OSLO (Reuters) - The West must be ready for a long standoff with Russia over Ukraine and not quickly resume normal ties as it did after the 2008 Georgian war, a top NATO official said on Monday.
“Our strategy has to be one of patience and consistency. Russia expects us to give up the sanctions and go back to business as usual, without changing its own conduct,” Deputy Secretary General Alexander Vershbow said in a speech to the Leangkollen foreign policy conference in Oslo.
“That is basically what we did after the war in Georgia in 2008. But this time around, having chosen our course, we must stick to it,” Vershbow, NATO’s number two civilian official and a former U.S. ambassador to Moscow, said.
Russia and Georgia fought a war in 2008 over the breakaway regions of Abkhazia and South Ossetia.

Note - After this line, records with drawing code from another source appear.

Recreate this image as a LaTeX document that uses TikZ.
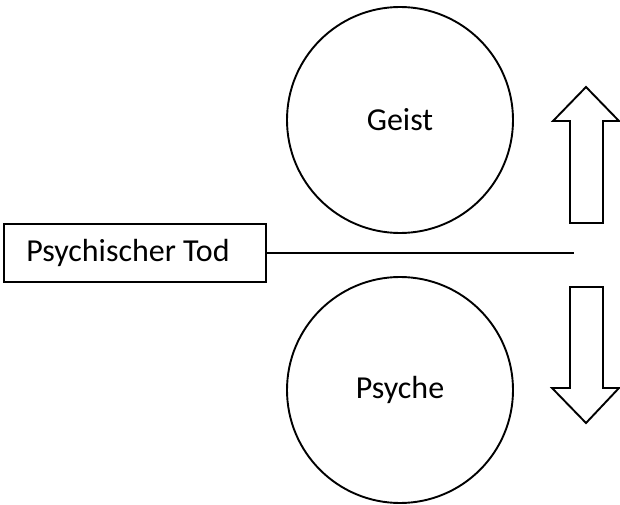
\documentclass[tikz,border=0pt]{standalone}
\usepackage{fontspec}
\setmainfont{Carlito}
\begin{document}
\begin{tikzpicture}[x=1pt,y=-1pt,line width=1.9pt,
  circ/.style={draw,circle,minimum size=226pt,inner sep=0pt,font=\fontsize{32}{38}\selectfont},
  labelbox/.style={draw,rectangle,minimum width=262pt,minimum height=58pt,inner sep=0pt,font=\fontsize{32}{38}\selectfont},
  blockarrow/.style={draw,fill=white,line join=miter}]
\useasboundingbox (0,0) rectangle (620,505);
\node[circ] (geist) at (400,120) {Geist};
\node[circ] (psyche) at (400,390) {Psyche};
\node[labelbox] (tod) at (135,253) {\hspace*{-14pt}Psychischer Tod};
\coordinate (lineend) at (574,253);
\draw (tod.east) -- (lineend);
\draw[blockarrow] (570,223) -- (570,121) -- (553,121) -- (586,87) -- (619,121) -- (603,121) -- (603,223) -- cycle;
\draw[blockarrow] (570,287) -- (603,287) -- (603,388) -- (619,388) -- (586,423) -- (552,388) -- (570,388) -- cycle;
\end{tikzpicture}
\end{document}
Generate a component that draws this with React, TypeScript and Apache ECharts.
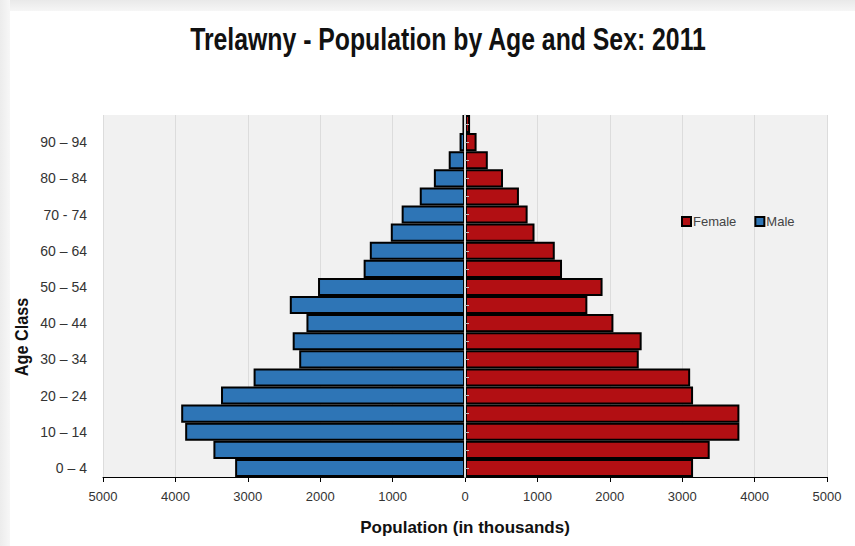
import React, { useEffect, useRef } from "react";
import * as echarts from "echarts";

const ageClasses = [
  "0 – 4", "5 – 9", "10 – 14", "15 – 19", "20 – 24", "25 – 29", "30 – 34", "35 – 39",
  "40 – 44", "45 – 49", "50 – 54", "55 – 59", "60 – 64", "65 – 69", "70 - 74", "75 – 79",
  "80 – 84", "85 – 89", "90 – 94", "95+",
];
const maleValues = [
  3175, 3475, 3865, 3920, 3370, 2920, 2290, 2380, 2190, 2420,
  2030, 1400, 1315, 1025, 875, 625, 430, 225, 75, 35,
];
const femaleValues = [
  3150, 3380, 3790, 3790, 3150, 3110, 2400, 2440, 2050, 1690,
  1900, 1340, 1240, 960, 865, 745, 525, 315, 160, 70,
];
const xTicks = [-5000, -4000, -3000, -2000, -1000, 0, 1000, 2000, 3000, 4000, 5000];

const FONT = "'Liberation Sans', Arial, sans-serif";
const BLUE = "#2E75B6";
const RED = "#B20F13";

export default function App() {
  const ref = useRef<HTMLDivElement>(null);
  useEffect(() => {
    if (!ref.current) return;
    const chart = echarts.init(ref.current, undefined, { renderer: "svg" });
    chart.setOption({
      animation: false,
      backgroundColor: "#ffffff",
      textStyle: { fontFamily: FONT },
      graphic: [
        {
          type: "rect",
          shape: { x: 0, y: 0, width: 855, height: 11 },
          style: {
            fill: new echarts.graphic.LinearGradient(0, 0, 0, 1, [
              { offset: 0, color: "#e9e9e9" },
              { offset: 1, color: "#f6f6f6" },
            ]),
          },
          z: -1,
        },
        {
          type: "rect",
          shape: { x: 0, y: 0, width: 10, height: 546 },
          style: {
            fill: new echarts.graphic.LinearGradient(0, 0, 1, 0, [
              { offset: 0, color: "#ececec" },
              { offset: 1, color: "#f7f7f7" },
            ]),
          },
          z: -1,
        },
        {
          type: "text",
          x: 448,
          y: 24,
          scaleX: 0.8,
          style: {
            text: "Trelawny - Population by Age and Sex: 2011",
            fontFamily: FONT,
            fontSize: 31,
            fontWeight: "bold",
            fill: "#111",
            align: "center",
            verticalAlign: "top",
          },
        },
        {
          type: "text",
          x: 13,
          y: 337,
          rotation: Math.PI / 2,
          scaleX: 0.9,
          style: {
            text: "Age Class",
            fontFamily: FONT,
            fontSize: 18,
            fontWeight: "bold",
            fill: "#111",
            align: "center",
            verticalAlign: "top",
          },
        },
      ],
      legend: {
        data: ["Female", "Male"],
        left: 676,
        top: 210,
        icon: "rect",
        itemWidth: 9,
        itemHeight: 9,
        itemGap: 18,
        itemStyle: { borderColor: "#000", borderWidth: 2 },
        textStyle: { fontFamily: FONT, fontSize: 13, color: "#444", padding: [0, 0, 0, -3] },
      },
      grid: {
        left: 103,
        right: 28,
        top: 115,
        bottom: 69,
        show: true,
        backgroundColor: "#f1f1f1",
        borderWidth: 0,
      },
      xAxis: {
        type: "value",
        min: -5000,
        max: 5000,
        interval: 1000,
        name: "Population (in thousands)",
        nameLocation: "middle",
        nameGap: 42,
        nameTextStyle: { fontFamily: FONT, fontSize: 17, fontWeight: "bold", color: "#111" },
        axisLine: { show: true, onZero: false, lineStyle: { color: "#000", width: 1 } },
        axisTick: { show: true, length: 5, lineStyle: { color: "#000" } },
        axisLabel: {
          margin: 13,
          fontFamily: FONT,
          fontSize: 13,
          color: "#333",
          formatter: (v: number) => (xTicks.includes(v) ? String(Math.abs(v)) : ""),
        },
        splitLine: { show: true, lineStyle: { color: "#dcdcdc", width: 1 } },
      },
      yAxis: [
        {
          type: "category",
          data: ageClasses,
          axisLine: { show: false, onZero: false },
          axisTick: { show: false },
          axisLabel: {
            interval: 1,
            margin: 16,
            fontFamily: FONT,
            fontSize: 14,
            color: "#333",
          },
          splitLine: { show: false },
        },
        {
          type: "category",
          data: ageClasses,
          position: "left",
          z: 10,
          axisLine: { show: true, onZero: true, lineStyle: { color: "#dedede", width: 2 } },
          axisTick: {
            show: true,
            inside: true,
            alignWithLabel: true,
            length: 4,
            lineStyle: { color: "#c0c0c0", width: 1 },
          },
          axisLabel: { show: false },
          splitLine: { show: false },
        },
      ],
      series: [
        {
          name: "Male",
          type: "bar",
          yAxisIndex: 0,
          data: maleValues.map((v) => -v),
          barCategoryGap: "0%",
          barGap: "-100%",
          itemStyle: { color: BLUE, borderColor: "#000", borderWidth: 2 },
        },
        {
          name: "Female",
          type: "bar",
          yAxisIndex: 0,
          data: femaleValues,
          barCategoryGap: "0%",
          barGap: "-100%",
          itemStyle: { color: RED, borderColor: "#000", borderWidth: 2 },
        },
      ],
    });
    return () => chart.dispose();
  }, []);
  return (
    <div
      ref={ref}
      style={{ position: "absolute", left: 0, top: 0, width: 855, height: 546 }}
    />
  );
}
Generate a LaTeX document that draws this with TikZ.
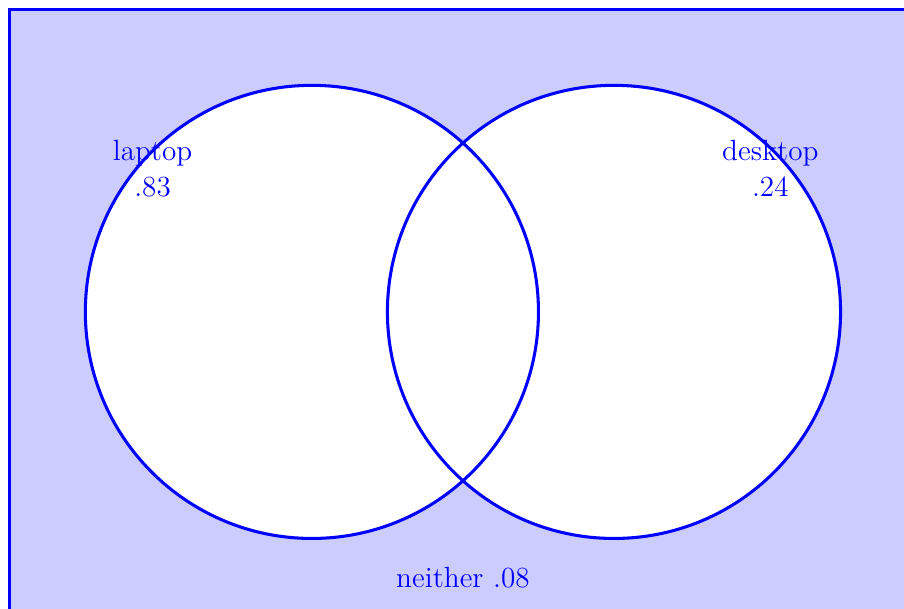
\documentclass[tikz,border=0pt]{standalone}
\begin{document}
\begin{tikzpicture}[
  setline/.style={draw=blue, line width=1.15pt},
  setcirc/.style={setline, circle, minimum size=6cm, inner sep=0pt},
  lbl/.style={text=blue, align=center, font=\fontsize{11}{13.6}\selectfont}
]
\useasboundingbox (-4.13,-3.93) rectangle (7.84,4.13);
\draw[setline, fill=blue!20] (-4,-5) rectangle (9,4);
\fill[white] (0,0) circle (3) (4,0) circle (3);
\node[setcirc] (L) at (0,0) {};
\node[setcirc] (R) at (4,0) {};
\node[lbl] (lap) at (-2.11,1.9) {laptop\\.83};
\node[lbl] (desk) at (6.07,1.9) {desktop\\.24};
\node[lbl] (nei) at (2.0,-3.52) {neither .08};
\end{tikzpicture}
\end{document}
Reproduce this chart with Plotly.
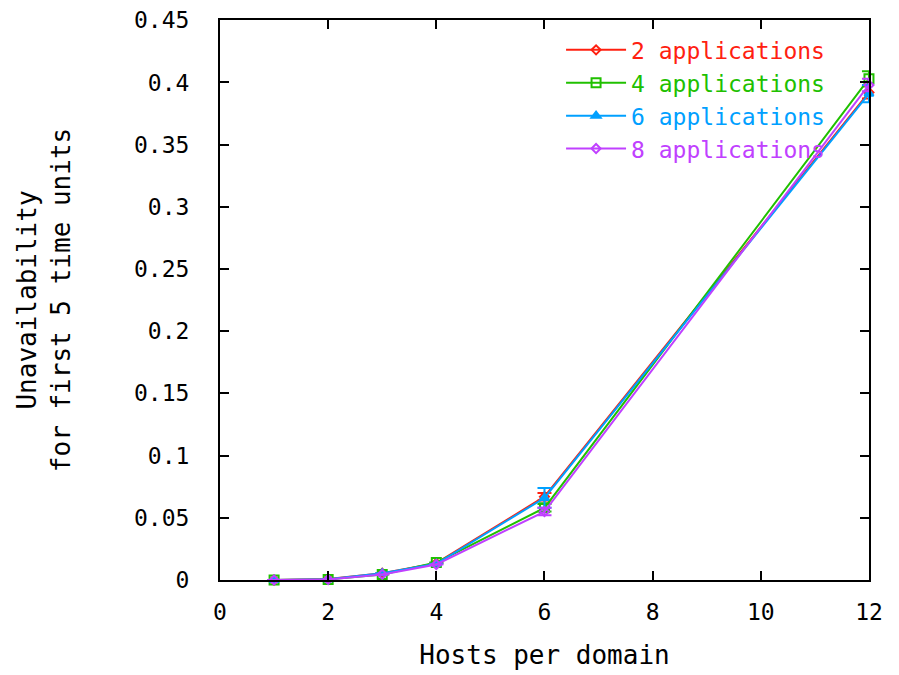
import plotly.graph_objects as go

hosts = [1, 2, 3, 4, 6, 12]
series_names = ["2 applications", "4 applications", "6 applications", "8 applications"]
unavail_2 = [0.0, 0.0008, 0.0055, 0.0135, 0.067, 0.392]
unavail_4 = [0.0, 0.0005, 0.0045, 0.0140, 0.058, 0.403]
unavail_6 = [0.0, 0.0006, 0.0055, 0.0130, 0.066, 0.391]
unavail_8 = [0.0, 0.0004, 0.0045, 0.0125, 0.055, 0.398]
err_2 = [0, 0, 0, 0, 0.003, 0.005]
err_4 = [0, 0, 0, 0, 0.003, 0.006]
err_6 = [0, 0, 0, 0, 0.008, 0.007]
err_8 = [0, 0, 0, 0, 0.003, 0.005]
y_ticks = [0, 0.05, 0.1, 0.15, 0.2, 0.25, 0.3, 0.35, 0.4, 0.45]
y_tick_labels = ["0", "0.05", "0.1", "0.15", "0.2", "0.25", "0.3", "0.35", "0.4", "0.45"]
x_ticks = [0, 2, 4, 6, 8, 10, 12]

colors = ["#ff2010", "#20c000", "#00a0ff", "#c040ff"]
symbols = ["diamond-open", "square-open", "triangle-up", "diamond-open"]
sizes = [7, 9, 8, 7]

font_family = "DejaVu Sans Mono, Liberation Mono, monospace"

fig = go.Figure()
for name, ys, errs, c, s, sz in zip(series_names, [unavail_2, unavail_4, unavail_6, unavail_8],
                                     [err_2, err_4, err_6, err_8], colors, symbols, sizes):
    fig.add_trace(go.Scatter(
        x=hosts, y=ys, mode="lines+markers",
        name=f"<span style='color:{c}'>{name}</span>",
        line=dict(color=c, width=2),
        marker=dict(symbol=s, size=sz, color=c, line=dict(color=c, width=2)),
        error_y=dict(type="data", array=errs, visible=True, color=c, thickness=2, width=7),
        cliponaxis=False,
    ))

axis_common = dict(
    showline=True, linecolor="black", linewidth=2, mirror="ticks",
    ticks="inside", ticklen=9, tickwidth=2, tickcolor="black",
    showgrid=False, zeroline=False, automargin=False, ticklabeloverflow="allow",
    tickfont=dict(family=font_family, size=23, color="black"),
)

fig.update_layout(
    width=899, height=675,
    margin=dict(l=212, r=38, t=12, b=103),
    paper_bgcolor="white", plot_bgcolor="white",
    font=dict(family=font_family, size=24, color="black"),
    xaxis=dict(range=[0, 12.0005], tickmode="array", tickvals=x_ticks, ticklabelstandoff=10,
               title=dict(text="Hosts per domain", font=dict(family=font_family, size=26), standoff=22),
               **axis_common),
    yaxis=dict(range=[0, 0.4502], tickmode="array", tickvals=y_ticks, ticktext=y_tick_labels,
               ticklabelstandoff=24,
               title=dict(text="Unavailability<br>for first 5 time units",
                          font=dict(family=font_family, size=26), standoff=56),
               **axis_common),
    legend=dict(x=0.94, y=0.985, xanchor="right", yanchor="top",
                bgcolor="rgba(0,0,0,0)", borderwidth=0,
                font=dict(family=font_family, size=23),
                itemwidth=60, tracegroupgap=0),
    showlegend=True,
)

fig.write_html("out.html")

The war severely damaged relations between Moscow and the West, but drew no direct sanctions, and the European Union and NATO quickly went back to business as usual with Moscow.
Just three months after the Georgian war, the EU relaunched talks with Russia on a partnership pact, and seven months after the war NATO resumed formal ties with Moscow.
Vershbow said NATO did not seek confrontation with Russia and was not looking for regime change.
“What we do want is for Moscow to change its behaviour ... and to return to the spirit of cooperation ... This may be a long time coming, and will call for strategic patience, but I don’t think we have any alternative,” he said.
Following Moscow’s annexation of Ukraine’s Crimea region last March and what NATO says is the direct involvement of Russian troops in supporting separatists fighting in eastern Ukraine, the West’s response has been tougher.
The EU and the United States have imposed economic sanctions on Russia, and NATO has suspended all practical cooperation with Moscow.
Vershbow said Russia has appeared determined to detach itself from Europe since Vladimir Putin’s return to the presidency in 2012, to assert itself in its own neighbourhood, and to seek to build alternative groupings to the West.
With frequent snap military exercises, like one currently under way in the Kaliningrad region, Moscow seemed determined to “surprise, shock and intimidate,” he said.